Women could swear the following oaths:

- Sshi a̱byai: To swear on one's headboard (the item used to rest loads atop women's heads). If her oath was false, her child birth would not be a safe delivery.
- Sswa a̱bubvo: To swear on one's skin. The skin is the piece of clothing used to secure a child on her back. If the oath was false, the child in the skin would die.
- Sswa ka̱tssong: To swear on one's axe. 'May her axe cut her if her oath is false'.

=== Life after death ===
Ba̠jju people like any other tribe in African believe in life after death in the sense that they acknowledge that ancestors performs some function to enable human happiness and prosperity. Their will is sought for at any time and for every purpose in life. People who seek to be in good terms with the ancestors show them respect in their families.

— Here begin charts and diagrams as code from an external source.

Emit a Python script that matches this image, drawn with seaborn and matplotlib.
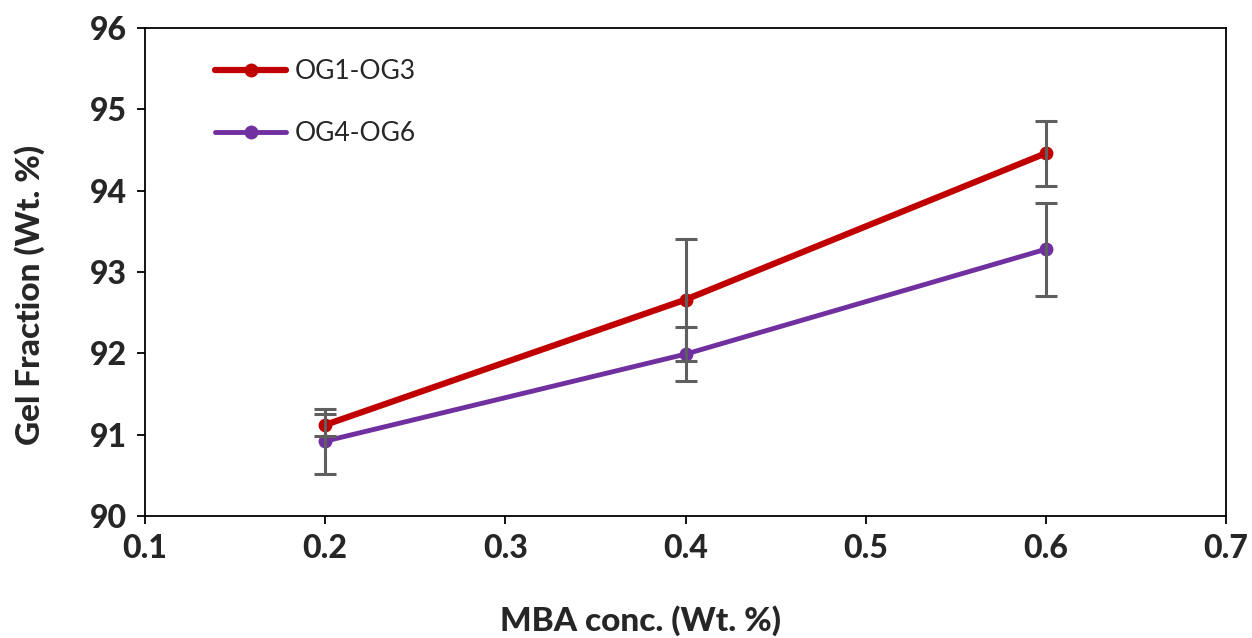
import matplotlib
matplotlib.use("Agg")
import matplotlib.pyplot as plt
import seaborn as sns
import pandas as pd
from matplotlib.lines import Line2D

mba = [0.2, 0.4, 0.6]
og13 = [91.12, 92.66, 94.46]
og13_err = [0.14, 0.75, 0.40]
og46 = [90.92, 91.99, 93.28]
og46_err = [0.40, 0.33, 0.57]
series_names = ["OG1-OG3", "OG4-OG6"]
colors = ["#C00000", "#7030A0"]

df = pd.DataFrame({
    "MBA": mba * 2,
    "GF": og13 + og46,
    "Series": [series_names[0]] * 3 + [series_names[1]] * 3,
})

sns.set_style("ticks")
plt.rcParams['font.family'] = ['Lato', 'DejaVu Sans']

fig = plt.figure(figsize=(12.52, 6.38), dpi=100)
ax = fig.add_axes([145 / 1252, 1 - 516 / 638, (1226 - 145) / 1252, (516 - 28) / 638])

sns.lineplot(data=df, x="MBA", y="GF", hue="Series", palette=colors, marker="o",
             markersize=10, markeredgewidth=0, ax=ax, legend=False, zorder=2)
ax.lines[0].set_linewidth(4.5)
ax.lines[1].set_linewidth(3.5)

ax.errorbar(mba, og13, yerr=og13_err, fmt="none", ecolor="#5F5F5F", elinewidth=2.2,
            capsize=8, capthick=2.2, zorder=3)
ax.errorbar(mba, og46, yerr=og46_err, fmt="none", ecolor="#5F5F5F", elinewidth=2.2,
            capsize=8, capthick=2.2, zorder=3)

handles = [Line2D([], [], color=colors[0], lw=4.5, marker="o", markersize=10, markeredgewidth=0),
           Line2D([], [], color=colors[1], lw=3.5, marker="o", markersize=10, markeredgewidth=0)]
ax.legend(handles, series_names, loc="upper left", bbox_to_anchor=(0.043, 0.985), frameon=False,
          fontsize=19, handlelength=2.7, handletextpad=0.3, labelspacing=1.4)

ax.set_xlim(0.1, 0.7)
ax.set_ylim(90, 96)
ax.set_xticks([0.1, 0.2, 0.3, 0.4, 0.5, 0.6, 0.7])
ax.set_xticklabels(["0.1", "0.2", "0.3", "0.4", "0.5", "0.6", "0.7"])
ax.set_yticks([90, 91, 92, 93, 94, 95, 96])
for lab in ax.get_xticklabels() + ax.get_yticklabels():
    lab.set_fontweight("black")
    lab.set_fontsize(23)
ax.tick_params(axis="both", direction="out", length=6, width=1.3, color="black", pad=7)
for s in ax.spines.values():
    s.set_visible(True)
    s.set_color("black")
    s.set_linewidth(1.3)

ax.set_xlabel("MBA conc. (Wt. %)", fontsize=24, fontweight="black", labelpad=30)
ax.xaxis.label.set_x((640 - 145) / 1081)
ax.set_ylabel("Gel Fraction (Wt. %)", fontsize=24, fontweight="black", labelpad=32)
ax.yaxis.label.set_y((516 - 295) / 488)

fig.savefig("out.png", dpi=100)
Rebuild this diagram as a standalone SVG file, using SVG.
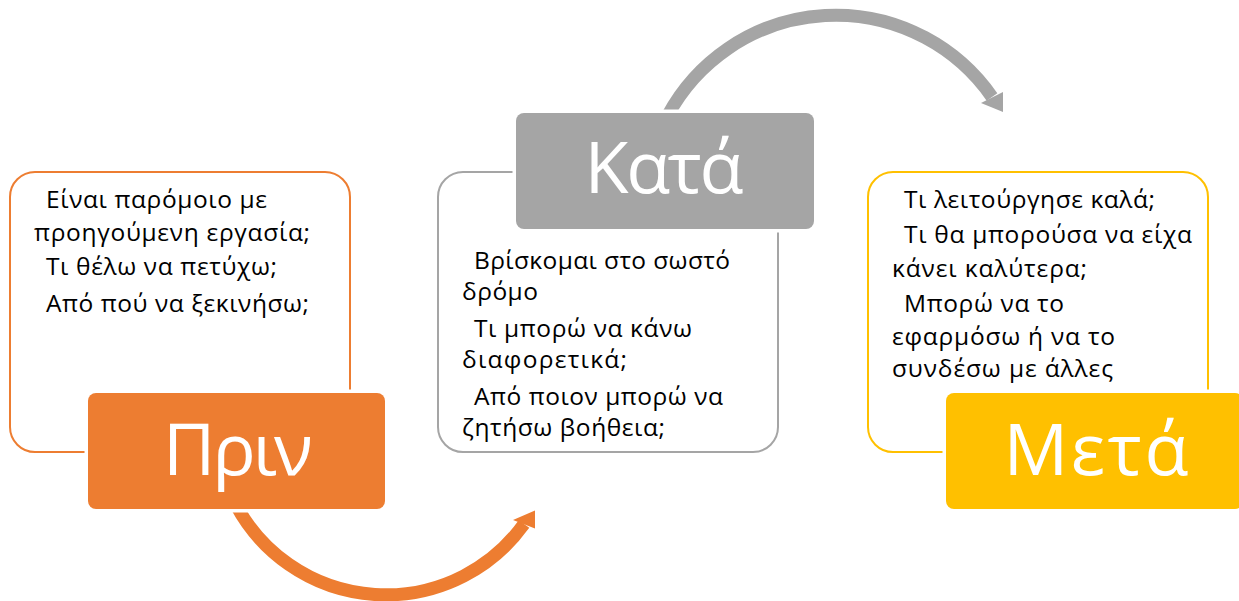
<svg xmlns="http://www.w3.org/2000/svg" width="1239" height="601" viewBox="0 0 1239 601">
<style>
.body{font-family:"Open Sans","Noto Sans","DejaVu Sans",sans-serif;font-size:24.5px;fill:#000}
.title{font-family:"Open Sans","Noto Sans","DejaVu Sans",sans-serif;font-size:72px;fill:#fff;text-anchor:middle}
.outline{fill:#fff;stroke-width:2}
.head{stroke:#fff;stroke-width:7;paint-order:stroke}
.arc{fill:none;stroke-width:13}
</style>
<rect width="1239" height="601" fill="#fff"/>
<g id="connectors">
  <path class="arc" stroke="#ED7D31" d="M236 505 A170 170 0 0 0 524 524"/>
  <polygon fill="#ED7D31" points="535,510.5 535,528.5 513,520"/>
  <path class="arc" stroke="#A5A5A5" stroke-width="12" d="M668 115 A190.6 190.6 0 0 1 992 97"/>
  <polygon fill="#A5A5A5" points="1003,92 1003,112 981,103"/>
</g>
<g id="node-prin">
  <rect class="outline" stroke="#ED7D31" x="10" y="172" width="340" height="280" rx="25"/>
  <text class="body" x="46" y="207.7" textLength="221" lengthAdjust="spacing">Είναι παρόμοιο με</text>
  <text class="body" x="34" y="240.5" textLength="276" lengthAdjust="spacing">προηγούμενη εργασία;</text>
  <text class="body" x="46" y="275" textLength="231" lengthAdjust="spacing">Τι θέλω να πετύχω;</text>
  <text class="body" x="46" y="311.7" textLength="263" lengthAdjust="spacing">Από πού να ξεκινήσω;</text>
  <rect class="head" fill="#ED7D31" x="88" y="393" width="297" height="116" rx="8"/>
  <text class="title" x="238" y="475" textLength="150" lengthAdjust="spacing">Πριν</text>
</g>
<g id="node-kata">
  <rect class="outline" stroke="#A5A5A5" x="438" y="172" width="340" height="280" rx="25"/>
  <text class="body" x="474" y="268.5" textLength="256" lengthAdjust="spacing">Βρίσκομαι στο σωστό</text>
  <text class="body" x="462" y="299.5" textLength="76" lengthAdjust="spacing">δρόμο</text>
  <text class="body" x="474" y="336.5" textLength="218" lengthAdjust="spacing">Τι μπορώ να κάνω</text>
  <text class="body" x="462" y="367.5" textLength="165" lengthAdjust="spacing">διαφορετικά;</text>
  <text class="body" x="474" y="405" textLength="249" lengthAdjust="spacing">Από ποιον μπορώ να</text>
  <text class="body" x="462" y="435.5" textLength="203" lengthAdjust="spacing">ζητήσω βοήθεια;</text>
  <rect class="head" fill="#A5A5A5" x="516" y="113" width="298" height="116" rx="8"/>
  <text class="title" x="664" y="193" textLength="159" lengthAdjust="spacing">Κατά</text>
</g>
<g id="node-meta">
  <rect class="outline" stroke="#FFC000" x="868" y="172" width="340" height="280" rx="25"/>
  <text class="body" x="904" y="207.7" textLength="251" lengthAdjust="spacing">Τι λειτούργησε καλά;</text>
  <text class="body" x="904" y="242.7" textLength="288" lengthAdjust="spacing">Τι θα μπορούσα να είχα</text>
  <text class="body" x="892" y="277" textLength="195" lengthAdjust="spacing">κάνει καλύτερα;</text>
  <text class="body" x="904" y="312.3" textLength="160" lengthAdjust="spacing">Μπορώ να το</text>
  <text class="body" x="892" y="344.5" textLength="223" lengthAdjust="spacing">εφαρμόσω ή να το</text>
  <text class="body" x="892" y="376.5" textLength="221" lengthAdjust="spacing">συνδέσω με άλλες</text>
  <rect class="head" fill="#FFC000" x="946" y="393" width="297" height="116" rx="8"/>
  <text class="title" x="1096" y="475" textLength="185" lengthAdjust="spacing">Μετά</text>
</g>
</svg>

It is also believed that the elder must eat first before any other person, and when drinking, they have to pour some drops on the ground for the ancestors to take.

==Language==

The Bajju people, speak the Jju language, which is one of the Central Plateau languages, and seems to be a variant of Tyap, alongside Gworok, Fantswam, Takad, Tyuku, Tyap proper, Sholyio and Tyeca̠rak; whose speakers are ethnically distinct.

== Politics ==
The Bajju people are governed by a traditional leader appointed by the Kaduna State government who governs the affairs of the people, whose headquarters is at Zonkwa (or Azunkwa).

The Bajju paramount leader is called A̠gwam Ba̠jju. The first monarch was late His Royal Highness, Agwam Bajju I, and the current one is His Highness Luka Kogi Yabwat.

==Notable people==
- Katung Aduwak: Winner of Big Brother Nigeria (Season 1, 2006).
- Rachel Bakam: A Nigerian entertainer.
- Maj. Gen. Ishaya Bakut: military governor Benue State (1986-1987); businessman who became vice-chairman of Anjeed Innova Group (2013-2015).
- Barr. (Col.) Yohanna A. Madaki: Military governor of defunct Gongola State, Nigeria (1985-1986); military governor of Benue State (August 1986 –September 1986).
- Sunday Marshall Katung, former member of the Nigerian House of Representatives, representinɡ Jaba/Zanɡon-Kataf federal constituency, and runninɡ mate to the People's Democratic Party candidate in the 2019 Governorship elections of Kaduna State, Nigeria; Senator representing Kaduna South Senatorial Zone (2023-date)
- Engr. Stephen Rijo Shekari: deputy governor of Kaduna State (1999-2005).